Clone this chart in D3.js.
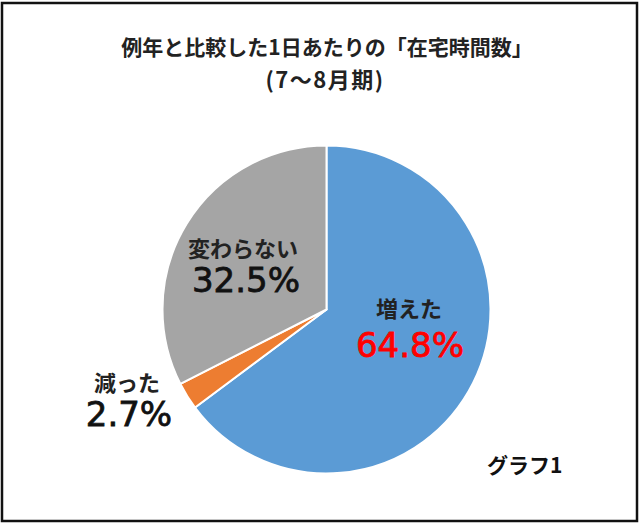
<!DOCTYPE html>
<html><head><meta charset="utf-8">
<script src="https://cdn.jsdelivr.net/npm/d3@7"></script>
<style>html,body{margin:0;padding:0;background:#fff;}svg{display:block;}</style>
</head><body>
<script>
const categories = ["増えた", "減った", "変わらない"];
const values = [64.8, 2.7, 32.5];
const valueLabels = ["64.8%", "2.7%", "32.5%"];
const colors = ["#5B9BD5", "#ED7D31", "#A5A5A5"];
const title = "例年と比較した1日あたりの「在宅時間数」";
const subtitle = "(7～8月期)";
const note = "グラフ1";

const W = 640, H = 524;
const font = "'Noto Sans CJK JP', 'Noto Sans', sans-serif";
const numFont = "'DejaVu Sans', Verdana, sans-serif";
const svg = d3.select("body").append("svg").attr("width", W).attr("height", H);
svg.append("rect").attr("x", 2).attr("y", 3).attr("width", 635).attr("height", 518)
  .attr("fill", "#fff").attr("stroke", "#111").attr("stroke-width", 2.5);

svg.append("text").attr("x", 327).attr("y", 55).attr("text-anchor", "middle")
  .attr("font-family", font).attr("font-weight", "bold").attr("font-size", 21).attr("fill", "#222").text(title);
svg.append("text").attr("x", 325).attr("y", 88).attr("text-anchor", "middle")
  .attr("font-family", font).attr("font-weight", "bold").attr("font-size", 22).attr("letter-spacing", 1.5)
  .attr("fill", "#222").text(subtitle);

const cx = 326.5, cy = 309.5, r = 164;
const pie = d3.pie().sort(null).value(d => d)(values);
const arc = d3.arc().innerRadius(0).outerRadius(r);
const g = svg.append("g").attr("transform", `translate(${cx},${cy})`);
g.selectAll("path").data(pie).join("path")
  .attr("d", arc).attr("fill", (d, i) => colors[i])
  .attr("stroke", "#fff").attr("stroke-width", 2).attr("stroke-linejoin", "round");

// label positions (absolute pixel anchors)
const labelPos = [
  {x: 409, y: 317, vx: 410, vy: 357, valColor: "#FF0000"},
  {x: 127, y: 391, vx: 129, vy: 426, valColor: "#111"},
  {x: 243, y: 257, vx: 246, vy: 292, valColor: "#111"}
];
labelPos.forEach((p, i) => {
  svg.append("text").attr("x", p.x).attr("y", p.y).attr("text-anchor", "middle")
    .attr("font-family", font).attr("font-weight", "bold").attr("font-size", 22).attr("fill", "#222")
    .text(categories[i]);
  svg.append("text").attr("x", p.vx).attr("y", p.vy).attr("text-anchor", "middle")
    .attr("font-family", numFont).attr("font-size", 34).attr("fill", p.valColor)
    .attr("stroke", p.valColor).attr("stroke-width", 0.8)
    .text(valueLabels[i]);
});

svg.append("text").attr("x", 487).attr("y", 473)
  .attr("font-family", font).attr("font-weight", "bold").attr("font-size", 21).attr("fill", "#111").text(note);
</script>
</body></html>
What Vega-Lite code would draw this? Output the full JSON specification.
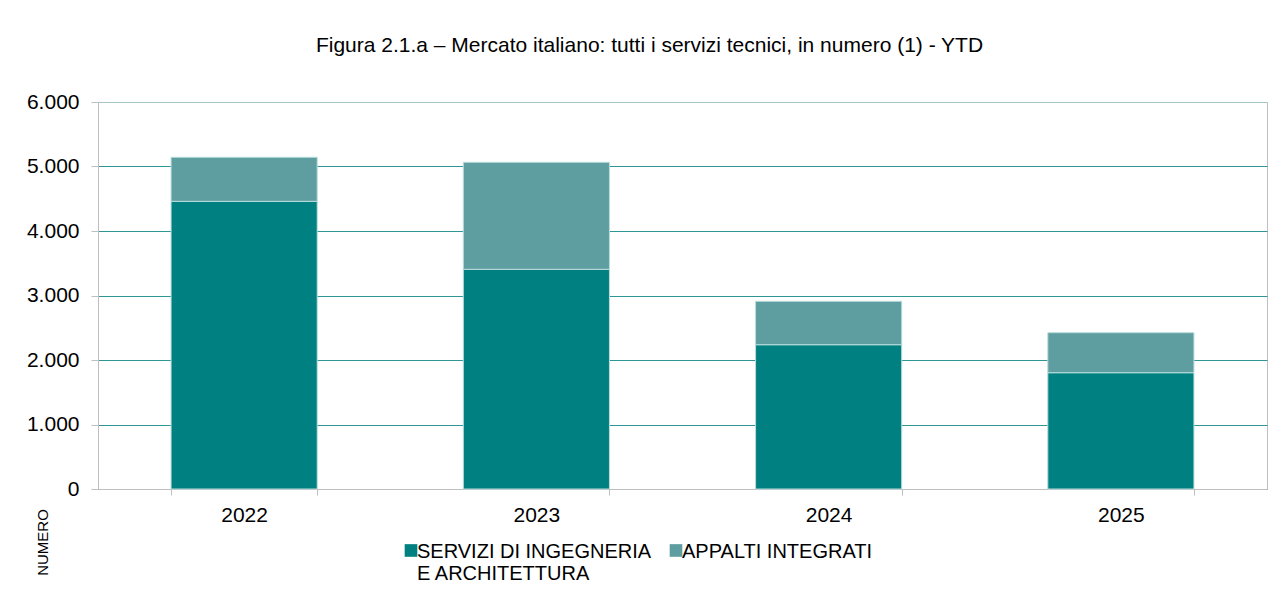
{
  "$schema": "https://vega.github.io/schema/vega-lite/v6.json",
  "width": 1169,
  "height": 387,
  "autosize": "none",
  "padding": {"left": 98, "top": 102, "right": 18, "bottom": 108},
  "background": "white",
  "config": {
    "locale": {"number": {"decimal": ",", "thousands": ".", "grouping": [3], "currency": ["€", ""]}},
    "font": "Liberation Sans",
    "view": {"stroke": "#bfbfbf", "strokeWidth": 1}
  },
  "title": {
    "text": "Figura 2.1.a – Mercato italiano: tutti i servizi tecnici, in numero (1) - YTD",
    "fontSize": 21,
    "fontWeight": "normal",
    "color": "#000000",
    "font": "Liberation Sans",
    "anchor": "middle",
    "dx": -33,
    "offset": 35
  },
  "data": {
    "values": [
      {"anno": "2022", "serie": "SERVIZI DI INGEGNERIA E ARCHITETTURA", "k": 1, "numero": 4460},
      {"anno": "2022", "serie": "APPALTI INTEGRATI", "k": 2, "numero": 683},
      {"anno": "2023", "serie": "SERVIZI DI INGEGNERIA E ARCHITETTURA", "k": 1, "numero": 3406},
      {"anno": "2023", "serie": "APPALTI INTEGRATI", "k": 2, "numero": 1659},
      {"anno": "2024", "serie": "SERVIZI DI INGEGNERIA E ARCHITETTURA", "k": 1, "numero": 2237},
      {"anno": "2024", "serie": "APPALTI INTEGRATI", "k": 2, "numero": 673},
      {"anno": "2025", "serie": "SERVIZI DI INGEGNERIA E ARCHITETTURA", "k": 1, "numero": 1803},
      {"anno": "2025", "serie": "APPALTI INTEGRATI", "k": 2, "numero": 620}
    ]
  },
  "mark": {"type": "bar", "stroke": "#b8dcdc", "strokeWidth": 1},
  "encoding": {
    "x": {
      "field": "anno",
      "type": "nominal",
      "scale": {"paddingInner": 0.5, "paddingOuter": 0.25},
      "axis": {
        "title": null,
        "labelAngle": 0,
        "labelFontSize": 21,
        "labelColor": "#000000",
        "labelPadding": 9,
        "domainColor": "#bfbfbf",
        "tickColor": "#bfbfbf",
        "tickSize": 6,
        "tickBand": "extent",
        "grid": false
      }
    },
    "y": {
      "field": "numero",
      "type": "quantitative",
      "aggregate": "sum",
      "stack": "zero",
      "scale": {"domain": [0, 6000], "nice": false},
      "axis": {
        "values": [0, 1000, 2000, 3000, 4000, 5000, 6000],
        "format": ",d",
        "labelFontSize": 21,
        "labelColor": "#000000",
        "labelPadding": 12,
        "domainColor": "#bfbfbf",
        "tickColor": "#bfbfbf",
        "tickSize": 7,
        "gridColor": {"condition": {"test": "datum.value == 6000", "value": "#a6c4c4"}, "value": "#2f9696"},
        "gridWidth": 1,
        "title": "NUMERO",
        "titleFontSize": 15,
        "titleFontWeight": "normal",
        "titleColor": "#000000",
        "titleAngle": 270,
        "titleX": -56,
        "titleY": 440,
        "titleAlign": "center",
        "titleBaseline": "middle"
      }
    },
    "color": {
      "field": "serie",
      "type": "nominal",
      "scale": {
        "domain": ["SERVIZI DI INGEGNERIA E ARCHITETTURA", "APPALTI INTEGRATI"],
        "range": ["#008080", "#5f9ea0"]
      },
      "legend": {
        "orient": "none",
        "legendX": 303,
        "legendY": 430,
        "direction": "horizontal",
        "title": null,
        "padding": 0,
        "symbolType": "M-1,0.34H1V2.34H-1Z",
        "symbolSize": 160,
        "symbolStrokeWidth": 0,
        "labelFontSize": 20,
        "labelColor": "#000000",
        "labelLimit": 500,
        "labelOffset": -4,
        "labelBaseline": "top",
        "labelLineHeight": 24,
        "columnPadding": 14,
        "labelExpr": "datum.label == 'SERVIZI DI INGEGNERIA E ARCHITETTURA' ? ['SERVIZI DI INGEGNERIA', 'E ARCHITETTURA'] : ['APPALTI INTEGRATI', ' ']"
      }
    },
    "order": {"field": "k", "type": "quantitative"}
  }
}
---
Instruction » Extract every line that has the string "this" in it.

Exercise answer »
Clone this chart in D3.js.
What Vega-Lite code would draw this? Output the full JSON specification.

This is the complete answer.